Technically, re.search accepts two strings and passes the first to the regex builder with re.compile. The compiled regex object is used to search patterns inside simple strings. The second string is never compiled and thus it is not subject to regex special character rules.
If the regex builder receives a \n after the string literal is processed, it converts this sequence to a newline character. You also have to escape it if you need the match the sequence instead.
All rationale behind this is that regular expressions are not part of the language syntax. They are rather handled within the standard library inside the re module with common building blocks of the language.
The re.compile function uses special characters and escaping rules compatible with most commonly used regex implementations. However, the Python interpreter is not aware of the whole regular expression concept and it does not know whether a string literal will be compiled into a regex object or not.

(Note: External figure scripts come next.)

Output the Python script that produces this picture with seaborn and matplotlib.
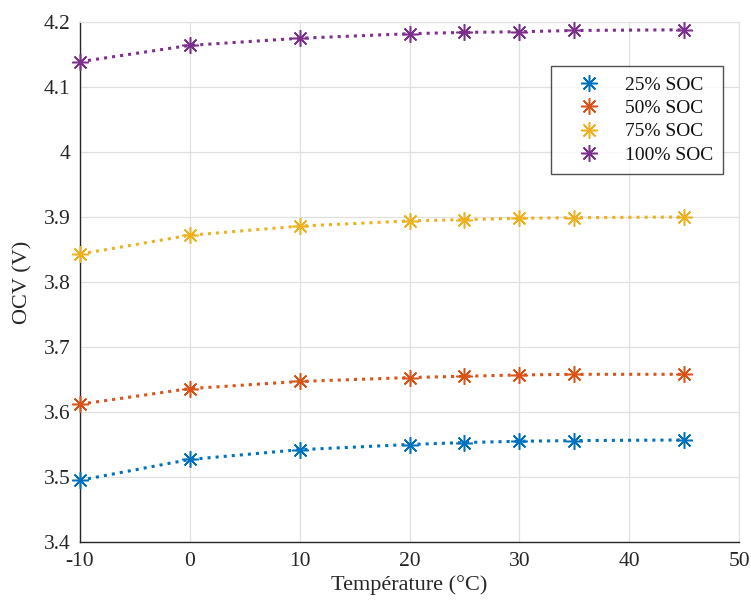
import matplotlib
matplotlib.use("Agg")
import matplotlib.pyplot as plt
from matplotlib.lines import Line2D
import seaborn as sns
import pandas as pd

# Temperatures (°C) and OCV (V) for each state of charge
temperature = [-10, 0, 10, 20, 25, 30, 35, 45]
ocv_25 = [3.495, 3.527, 3.542, 3.550, 3.553, 3.555, 3.556, 3.557]
ocv_50 = [3.612, 3.636, 3.647, 3.653, 3.655, 3.657, 3.658, 3.658]
ocv_75 = [3.843, 3.872, 3.886, 3.894, 3.896, 3.898, 3.899, 3.900]
ocv_100 = [4.139, 4.164, 4.175, 4.182, 4.184, 4.185, 4.187, 4.188]
series_labels = ["25% SOC", "50% SOC", "75% SOC", "100% SOC"]
colors = ["#0072BD", "#D95319", "#EDB120", "#7E2F8E"]
y_ticks = [3.4, 3.5, 3.6, 3.7, 3.8, 3.9, 4.0, 4.1, 4.2]
y_tick_labels = ["3.4", "3.5", "3.6", "3.7", "3.8", "3.9", "4", "4.1", "4.2"]

frames = []
for label, vals in zip(series_labels, [ocv_25, ocv_50, ocv_75, ocv_100]):
    frames.append(pd.DataFrame({"T": temperature, "OCV": vals, "SOC": label}))
df = pd.concat(frames, ignore_index=True)

sns.set_style("white")
plt.rcParams["font.family"] = ["Liberation Serif", "DejaVu Serif"]
plt.rcParams["axes.unicode_minus"] = False

fig = plt.figure(figsize=(7.51, 6.06), dpi=100)
ax = fig.add_axes([80 / 751, 1 - 542 / 606, 659 / 751, 520 / 606])

star = (8, 2, 0)
sns.lineplot(
    data=df, x="T", y="OCV", hue="SOC", palette=colors, hue_order=series_labels,
    marker=star, markersize=12, linestyle=":", linewidth=2.2,
    legend=False, ax=ax,
)
# asterisk markers are drawn by their edge only; keep the -10 markers whole
for line in ax.get_lines():
    line.set_markeredgecolor(line.get_color())
    line.set_markeredgewidth(1.1)
    line.set_clip_on(False)
    line.set_zorder(3)

ax.set_xlim(-10, 50)
ax.set_ylim(3.4, 4.2)
ax.set_xticks(range(-10, 51, 10))
ax.set_yticks(y_ticks)
ax.set_yticklabels(y_tick_labels)
ax.grid(True, color="#e0e0e0", linewidth=0.9)
ax.tick_params(direction="in", length=5, width=1, labelsize=15.5, colors="#262626")
ax.tick_params(axis="y", pad=7)
ax.tick_params(axis="x", pad=7)
for side in ["left", "bottom"]:
    ax.spines[side].set_color("#262626")
    ax.spines[side].set_linewidth(1.0)
for side in ["top", "right"]:
    ax.spines[side].set_color("#e0e0e0")
ax.set_xlabel("Température (°C)", fontsize=16, labelpad=3, color="#262626")
ax.set_ylabel("OCV (V)", fontsize=16, labelpad=8, color="#262626")

handles = [Line2D([], [], color=c, marker=star, markersize=12, markeredgewidth=1.1,
                  markeredgecolor=c, linestyle="none") for c in colors]
leg = ax.legend(handles, series_labels, loc="upper right",
                bbox_to_anchor=(0.976, 0.915), fontsize=14, frameon=True,
                fancybox=False, edgecolor="#262626", borderpad=0.5,
                handletextpad=0.4, labelspacing=0.3, handlelength=2.9,
                borderaxespad=0)
leg.get_frame().set_linewidth(1.0)
for t in leg.get_texts():
    t.set_color("#111111")

fig.savefig("out.png", dpi=100)
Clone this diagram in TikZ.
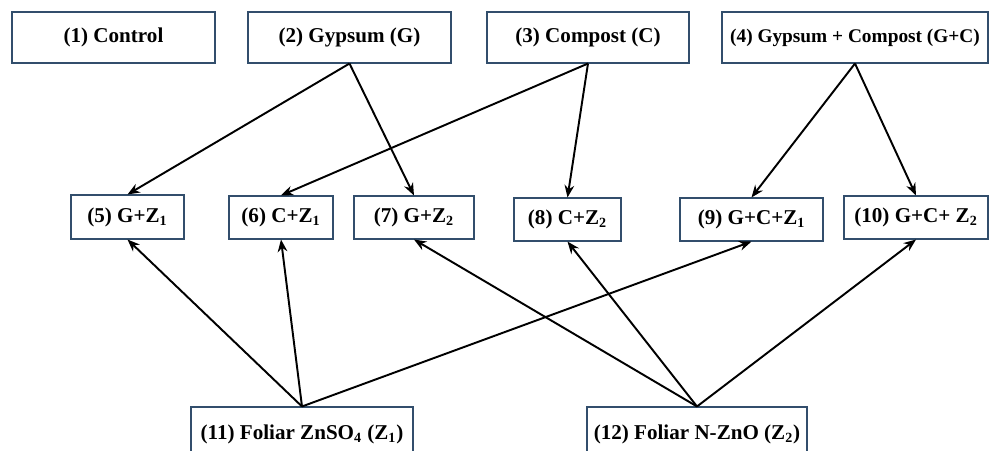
\documentclass[tikz,border=0pt]{standalone}
\usepackage{fontspec}
\setmainfont{Liberation Serif}
\usetikzlibrary{arrows.meta}
\definecolor{boxline}{RGB}{50,78,108}
\newcommand{\zsub}[1]{\textsubscript{#1}}

\begin{document}
\begin{tikzpicture}[
   box/.style={draw=boxline,line width=0.6pt,inner sep=0pt,
      font=\fontsize{12}{14}\selectfont\bfseries},
   link/.style={line width=1.1pt,-{Stealth[length=7pt,width=5.5pt]}}]
  \useasboundingbox (0,0) rectangle (19.82,9);
  % soil amendments
  \node[box,minimum width=4.06cm,minimum height=1.02cm] (ctrl) at (2.27,8.25) {(1) Control};
  \node[box,minimum width=4.06cm,minimum height=1.02cm] (gyp) at (6.99,8.25) {(2) Gypsum (G)};
  \node[box,minimum width=4.04cm,minimum height=1.02cm] (comp) at (11.76,8.25) {(3) Compost (C)};
  \node[box,minimum width=5.32cm,minimum height=1.02cm,font=\fontsize{11}{13}\selectfont\bfseries] (gc) at (17.10,8.25) {(4) Gypsum + Compost (G+C)};
  % combined treatments
  \node[box,minimum width=2.26cm,minimum height=0.88cm] (gz1) at (2.55,4.66) {(5) G+Z\zsub{1}};
  \node[box,minimum width=2.08cm,minimum height=0.86cm] (cz1) at (5.62,4.65) {(6) C+Z\zsub{1}};
  \node[box,minimum width=2.40cm,minimum height=0.86cm] (gz2) at (8.28,4.65) {(7) G+Z\zsub{2}};
  \node[box,minimum width=2.14cm,minimum height=0.86cm] (cz2) at (11.35,4.61) {(8) C+Z\zsub{2}};
  \node[box,minimum width=2.86cm,minimum height=0.86cm] (gcz1) at (15.03,4.61) {(9) G+C+Z\zsub{1}};
  \node[box,minimum width=2.88cm,minimum height=0.86cm] (gcz2) at (18.32,4.65) {(10) G+C+ Z\zsub{2}};
  % foliar zinc
  \node[box,minimum width=4.44cm,minimum height=1.10cm] (znso) at (6.04,0.31) {(11) Foliar ZnSO\zsub{4} (Z\zsub{1})};
  \node[box,minimum width=4.40cm,minimum height=1.10cm] (nzno) at (13.94,0.31) {(12) Foliar N-ZnO (Z\zsub{2})};
  % links
  \draw[link] (gyp.south) -- (gz1.north);
  \draw[link] (gyp.south) -- (gz2.north);
  \draw[link] (comp.south) -- (cz1.north);
  \draw[link] (comp.south) -- (cz2.north);
  \draw[link] (gc.south) -- (gcz1.north);
  \draw[link] (gc.south) -- (gcz2.north);
  \draw[link] (znso.north) -- (gz1.south);
  \draw[link] (znso.north) -- (cz1.south);
  \draw[link] (znso.north) -- (gcz1.south);
  \draw[link] (nzno.north) -- (gz2.south);
  \draw[link] (nzno.north) -- (cz2.south);
  \draw[link] (nzno.north) -- (gcz2.south);
\end{tikzpicture}
\end{document}
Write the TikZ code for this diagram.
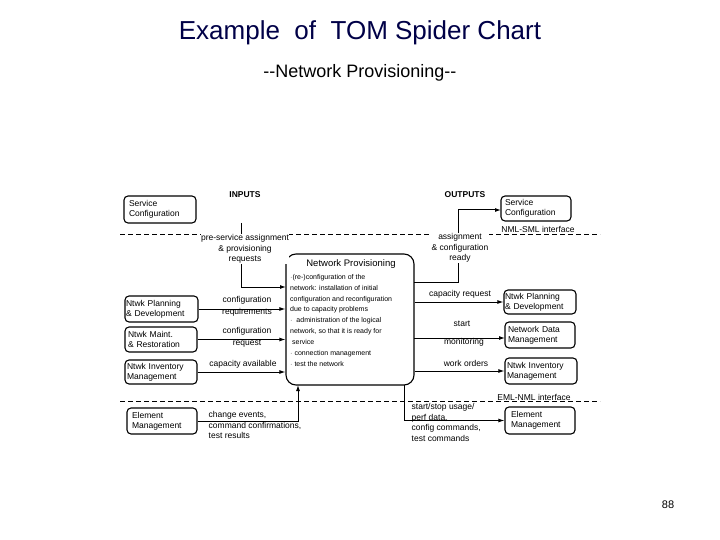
\documentclass[tikz,border=0pt]{standalone}
\usepackage{fontspec}
\setmainfont{Liberation Sans}
\usetikzlibrary{arrows.meta}
\begin{document}
\begin{tikzpicture}[x=1pt,y=-1pt,
  box/.style={draw,line width=1.1pt,rounded corners=4pt,align=left,inner sep=0pt,font=\fontsize{8.5}{10}\selectfont},
  lab/.style={font=\fontsize{8.5}{10.5}\selectfont,align=center,inner sep=0.5pt},
  arr/.style={line width=1pt,-{Latex[length=6pt,width=4pt]}},
  dashln/.style={line width=0.9pt,dash pattern=on 5pt off 3pt}]
\useasboundingbox (0,0) rectangle (720,540);
\node[font=\fontsize{26}{30}\selectfont,text=black!60!blue!70!black] (t1) at (360,33) {Example\ \ of\ \ TOM Spider Chart};
\node[font=\fontsize{18}{21}\selectfont] (t2) at (360,73) {{-}{-}Network Provisioning{-}{-}};
\node[font=\fontsize{11}{13}\selectfont] (pg) at (668,505) {88};
% dashed lines
\coordinate (d1a) at (120,234); \coordinate (d1b) at (600,234);
\coordinate (d2a) at (120,401); \coordinate (d2b) at (600,401);
\draw[dashln] (d1a) -- (d1b);
\draw[dashln] (d2a) -- (d2b);
\node[lab,fill=white,inner sep=1pt] (nml) at (538,229) {NML-SML interface};
\node[lab,fill=white,inner sep=1pt] (eml) at (534,397) {EML-NML interface};
\node[lab,font=\fontsize{8.5}{10}\selectfont\bfseries] (in) at (245,195) {INPUTS};
\node[lab,font=\fontsize{8.5}{10}\selectfont\bfseries] (out) at (465,195) {OUTPUTS};
% boxes
\node[box,minimum width=72pt,minimum height=27pt,text width=62pt] (lsc) at (160,209.5) {Service\\Configuration};
\node[box,minimum width=73pt,minimum height=26pt,text width=71pt] (lnp) at (161.5,309) {Ntwk Planning\\\& Development};
\node[box,minimum width=72pt,minimum height=25pt,text width=66pt] (lnm) at (161,339.5) {Ntwk Maint.\\\& Restoration};
\node[box,minimum width=72pt,minimum height=24pt,text width=68pt] (lni) at (161,372) {Ntwk Inventory\\Management};
\node[box,minimum width=70pt,minimum height=26pt,text width=60pt] (lem) at (162,421) {Element\\Management};
\node[box,minimum width=70pt,minimum height=25pt,text width=62pt] (rsc) at (536,208.5) {Service\\Configuration};
\node[box,minimum width=72pt,minimum height=24pt,text width=70pt] (rnp) at (540,302) {Ntwk Planning\\\& Development};
\node[box,minimum width=70pt,minimum height=26pt,text width=64pt] (rnd) at (540,335) {Network Data\\Management};
\node[box,minimum width=72pt,minimum height=26pt,text width=68pt] (rni) at (541,371) {Ntwk Inventory\\Management};
\node[box,minimum width=70pt,minimum height=27pt,text width=58pt] (rem) at (540,420.5) {Element\\Management};
% central
\node[draw,line width=1.1pt,rounded corners=10pt,minimum width=128pt,minimum height=131pt] (np) at (350,319.5) {};
\node[font=\fontsize{9.5}{11}\selectfont,inner sep=0pt] (npt) at (351,264) {Network Provisioning};
\node[anchor=north west,align=left,inner sep=0pt,font=\fontsize{7}{10.9}\selectfont] (npb) at (290,274) {%
$\cdot$(re-)configuration of the\\
network: installation of initial\\
configuration and reconfiguration\\
due to capacity problems\\
$\cdot$\ \ administration of the logical\\
network, so that it is ready for\\
\ service\\
$\cdot$\ connection management\\
$\cdot$\ test the network};
% helper coordinates
\coordinate (c1) at (241,223);
\coordinate (c2) at (286,287);
\coordinate (c3) at (298,385);
\coordinate (c4) at (414,282);
\coordinate (c5) at (458,210);
\coordinate (c6) at (501,210);
\coordinate (c7) at (414,338);
\coordinate (c8) at (505,338);
\coordinate (c9) at (404,385);
% inputs
\draw[arr] (c1) |- (c2);
\node[lab,fill=white] (l1) at (245,249) {pre-service assignment\\\& provisioning\\requests};
\draw[arr] (lnp.east) -- (np.west |- lnp.east);
\node[lab] (l2) at (247,306) {configuration\\[1.5pt]requirements};
\draw[arr] (lnm.east) -- (np.west |- lnm.east);
\node[lab] (l3) at (247,337) {configuration\\[1.5pt]request};
\draw[arr] (lni.east) -- (np.west |- lni.east);
\node[lab] (l4) at (243,364) {capacity available};
\draw[arr] (lem.east) -| (c3);
\node[lab,anchor=north west,align=left] (l5) at (208,411) {change events,\\command confirmations,\\test results};
% outputs
\draw[arr] (c4) -| (c5) -- (c6);
\node[lab,fill=white] (r1) at (460,248) {assignment\\\& configuration\\ready};
\draw[arr] (np.east |- rnp.west) -- (rnp.west);
\node[lab] (r2) at (460,294) {capacity request};
\draw[arr] (c7) -- (c8);
\node[lab] (r3) at (462,324) {start};
\node[lab] (r4) at (464,342) {monitoring};
\draw[arr] (np.east |- rni.west) -- (rni.west);
\node[lab] (r5) at (466,363) {work orders};
\draw[arr] (c9) |- (rem.west);
\node[lab,anchor=north west,align=left] (r6) at (411,403) {start/stop usage/\\perf data,\\config commands,\\test commands};
\end{tikzpicture}
\end{document}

As a result, Python can't provide any kind syntax simplification such as the ones you suggested.
Regexes have their own meaning for literal backslashes, as character classes like \d. If you actually want a literal backslash character, you will in fact need to double-escape it. It's really not supposed to be parallel since you're comparing a regex to a string.
Raw strings are just a convenience, and it would be way overkill to have double-raw strings.